Reflexive, Symmetric, And Transitive

Question

Define a relation R on $\Bbb{Z}$ as follows: $$ (x, y) \in R \qquad \text{if and only if} \qquad x \cdot y > 0 $$

• Is R reflexive?

• Is R symmetric?

• Is R transitive?

I think it's not reflexive because $x \cdot y \ngtr x \cdot y$ and not symmetric because $0 \ngtr x \cdot y$.

I am not sure about transitivity.

Please provide explanations.

Answer 1

I’m afraid that you’ve badly misunderstood reflexivity and symmetry.

Reflexivity of $R$ means that $\langle x,x\rangle\in R$ for each $x\in\Bbb Z$, i.e., that $x^2>0$ for every $x\in\Bbb Z$. This is almost true: $x^2>0$ for every $x\in\Bbb Z$ except $0$. $0^2=0\not>0$, so $\langle 0,0\rangle\notin R$, and $R$ is not reflexive.

Symmetry of $R$ means that if $\langle x,y\rangle\in R$, then $\langle y,x\rangle\in R$ as well. Suppose that $\langle x,y\rangle\in R$; that means that $xy>0$. Of course $yx=xy$, so $yx>0$, too, and therefore $\langle y,x\rangle\in R$. Thus, $R$ is symmetric.
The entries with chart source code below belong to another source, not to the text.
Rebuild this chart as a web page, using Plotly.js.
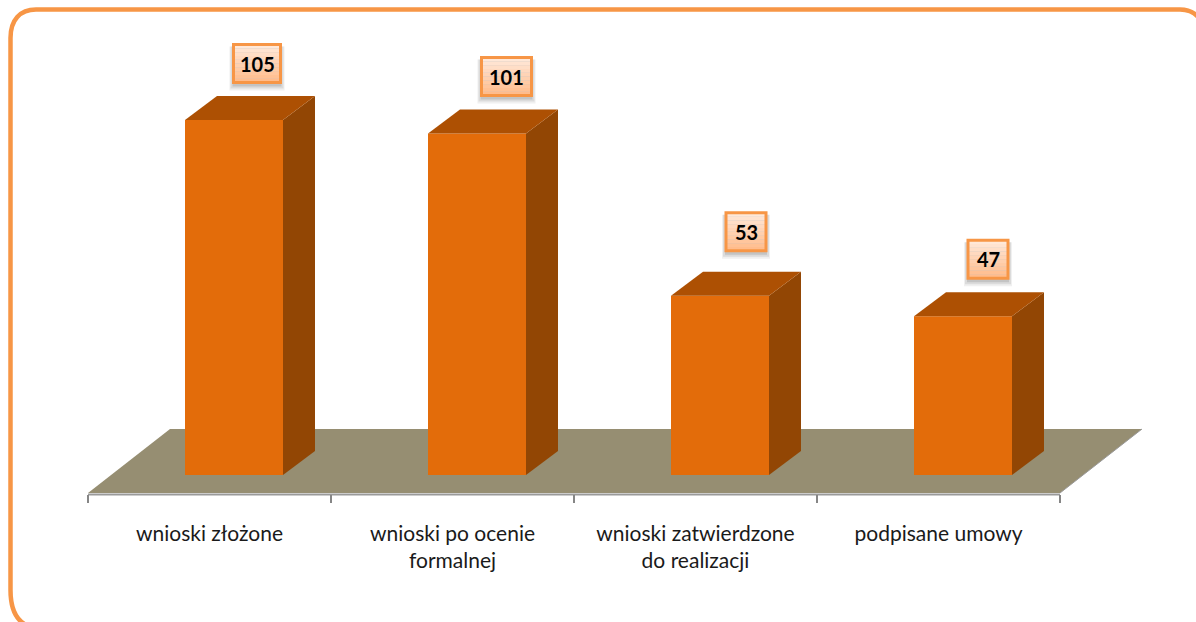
<!DOCTYPE html>
<html><head><meta charset="utf-8">
<script src="https://cdn.plot.ly/plotly-3.0.1.min.js"></script>
<style>html,body{margin:0;padding:0;background:#fff;overflow:hidden}</style>
</head><body><div id="chart" style="width:1196px;height:622px"></div>
<script>
const categories = ['wnioski złożone', 'wnioski po ocenie<br>formalnej', 'wnioski zatwierdzone<br>do realizacji', 'podpisane umowy'];
const values = [105, 101, 53, 47];
const valueLabels = ['105', '101', '53', '47'];

const W = 1196, H = 622, PXU = 243, PYU = 3.38, X0 = 88, Y0 = 475;
const xd = px => (px - X0) / PXU, yd = py => (Y0 - py) / PYU;
const dx = 32 / PXU, dy = 24 / PYU, barW = 98 / PXU;
const centers = categories.map((_, i) => i + 0.5);
const barX = centers.map(c => c + 24.5 / PXU);
const poly = (xs, ys, color) => ({type:'scatter', mode:'lines', x:xs, y:ys, fill:'toself', fillcolor:color,
  line:{width:0, color:color}, hoverinfo:'skip', showlegend:false});

const traces = [{type:'bar', x:barX, y:values, width:barW, marker:{color:'#e36c0a', line:{width:0}}, hoverinfo:'x+y', showlegend:false}];
barX.forEach((c, i) => {
  const l = c - barW/2, r = c + barW/2, v = values[i];
  traces.push(poly([r, r+dx, r+dx, r, r], [0, dy, v+dy, v, 0], '#924604'));
  traces.push(poly([l, r, r+dx, l+dx, l], [v, v, v+dy, v+dy, v], '#ad5003'));
});

const shapes = [];
const floorFront = yd(493), floorBack = yd(429);
shapes.push({type:'path', layer:'below', xref:'x', yref:'y',
  path:`M ${xd(88)} ${floorFront} L ${xd(170)} ${floorBack} L ${xd(1142)} ${floorBack} L ${xd(1060)} ${floorFront} Z`,
  fillcolor:'#968e72', line:{width:0}});
shapes.push({type:'line', layer:'below', xref:'x', yref:'y', x0:0, x1:4, y0:yd(494.5), y1:yd(494.5), line:{color:'#9a9a9a', width:2}});
shapes.push({type:'line', layer:'below', xref:'x', yref:'y', x0:4, x1:xd(1142), y0:floorFront, y1:floorBack, line:{color:'#9a9a9a', width:1}});

// rounded frame, running off the page at the right and bottom
const px = v => v / W, py = v => 1 - v / H;
shapes.push({type:'path', layer:'below', xref:'paper', yref:'paper',
  path:`M ${px(35)} ${py(628)} C ${px(18)} ${py(625)} ${px(10.5)} ${py(612)} ${px(10.5)} ${py(590)} L ${px(10.5)} ${py(38)} C ${px(10.5)} ${py(20)} ${px(20)} ${py(9.5)} ${px(36)} ${py(9.5)} L ${px(1180)} ${py(9.5)} C ${px(1195)} ${py(9.5)} ${px(1205)} ${py(20)} ${px(1205)} ${py(38)}`,
  line:{color:'#f79646', width:4.5}, fillcolor:'rgba(0,0,0,0)'});

const annotations = [];
const lift = [56.5, 57, 64, 57];
const shift = [23, 29.5, 26, 25];
const boxWide = [47, 50, 40, 40];
const boxH = 38;
values.forEach((v, i) => {
  const cx = barX[i] + shift[i] / PXU, cy = v + lift[i] / PYU;
  const hw = boxWide[i] / 2 / PXU, hh = boxH / 2 / PYU;
  [[4, 8, 0.10], [3, 6, 0.16], [1, 4, 0.22]].forEach(([sx, sy, a]) => {
    shapes.push({type:'rect', xref:'x', yref:'y', x0:cx-hw-sx/PXU, x1:cx+hw+sx/PXU, y0:cy-hh-sy/PYU, y1:cy+hh-2/PYU, fillcolor:`rgba(110,110,110,${a})`, line:{width:0}});
  });
  const n = 10;
  for (let k = 0; k < n; k++) {
    const t = k / (n - 1);
    const g = Math.round(232 - t * 44), b = Math.round(216 - t * 76);
    shapes.push({type:'rect', xref:'x', yref:'y', x0:cx-hw, x1:cx+hw, y0:cy+hh-(k+1)*2*hh/n, y1:cy+hh-k*2*hh/n, fillcolor:`rgb(255,${g},${b})`, line:{width:0}});
  }
  shapes.push({type:'rect', xref:'x', yref:'y', x0:cx-hw, x1:cx+hw, y0:cy-hh, y1:cy+hh, fillcolor:'rgba(0,0,0,0)', line:{color:'#f79646', width:3}});
  annotations.push({xref:'x', yref:'y', x:cx, y:cy, text:valueLabels[i], showarrow:false, xanchor:'center', yanchor:'middle',
    font:{family:'Lato, sans-serif', size:20, color:'#000', weight:700}});
});

const layout = {
  width:W, height:H, margin:{l:0, r:0, t:0, b:0}, paper_bgcolor:'#fff', plot_bgcolor:'rgba(0,0,0,0)',
  showlegend:false, barmode:'overlay', shapes, annotations,
  xaxis:{range:[xd(0), xd(W)], domain:[0,1], anchor:'free', position:(H-494)/H, showgrid:false, zeroline:false, showline:false,
    tickmode:'array', tickvals:centers, ticktext:categories, ticks:'', ticklabelstandoff:25,
    tickfont:{family:'Lato, sans-serif', size:21, color:'#1a1a1a'}, tickangle:0, automargin:false,
    minor:{tickmode:'array', tickvals:[0,1,2,3,4], ticks:'outside', ticklen:8, tickwidth:2, tickcolor:'#868686', showgrid:false}},
  yaxis:{range:[yd(H), yd(0)], domain:[0,1], visible:false, fixedrange:true}
};
Plotly.newPlot('chart', traces, layout, {displayModeBar:false, staticPlot:true});
</script></body></html>
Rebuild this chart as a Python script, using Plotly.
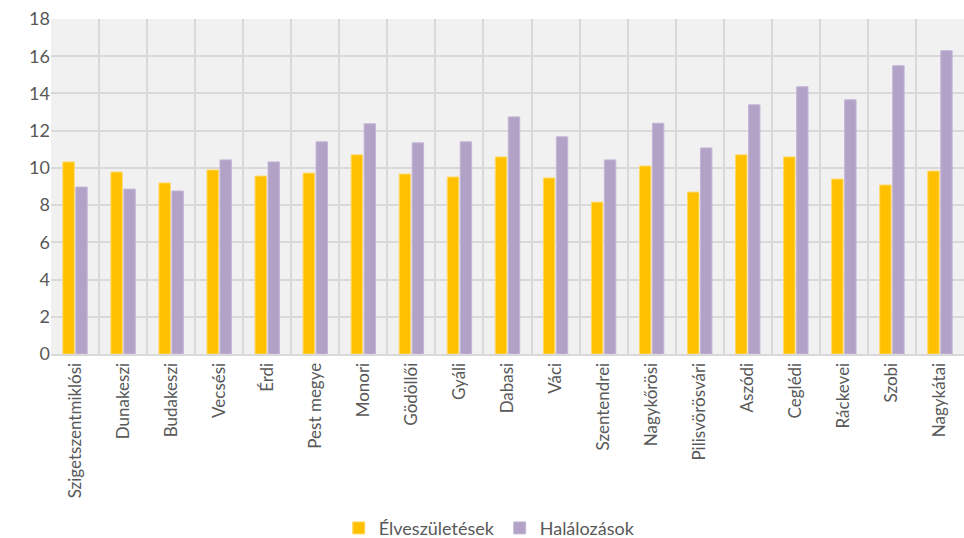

Transitivity of $R$ means that if $\langle x,y\rangle\in R$ and $\langle y,z\rangle\in R$, then $\langle x,z\rangle\in R$. Suppose that $\langle x,y\rangle\in R$ and $\langle y,z\rangle\in R$; that means that $xy>0$ and $yz>0$. Does this guarantee that $xz>0$? Yes, so $R$ is transitive. There are at least two ways to see this.

• One is to observe that if $xy>0$ and $yz>0$, then $(xy)(yz)>0$, i.e., $xzy^2>0$. We know that $y\ne 0$, because if $y$ were $0$, $xy$ would also be $0$, and it isn’t. Therefore $y^2>0$, and we can divide the inequality $xzy^2>0$ by $y^2$ to find that $xz>0$.

• The other is to realize that since $xy>0$, $x$ and $y$ must have the same algebraic sign: either both are positive, or both are negative. Similarly, $yz>0$ implies that $y$ and $z$ have the same algebraic sign. But then $x$ and $z$ both have the same sign as $y$, so they must have the same sign as each other; this ensures that their product is positive, i.e., that $xz>0$, and hence that $\langle x,z\rangle\in R$.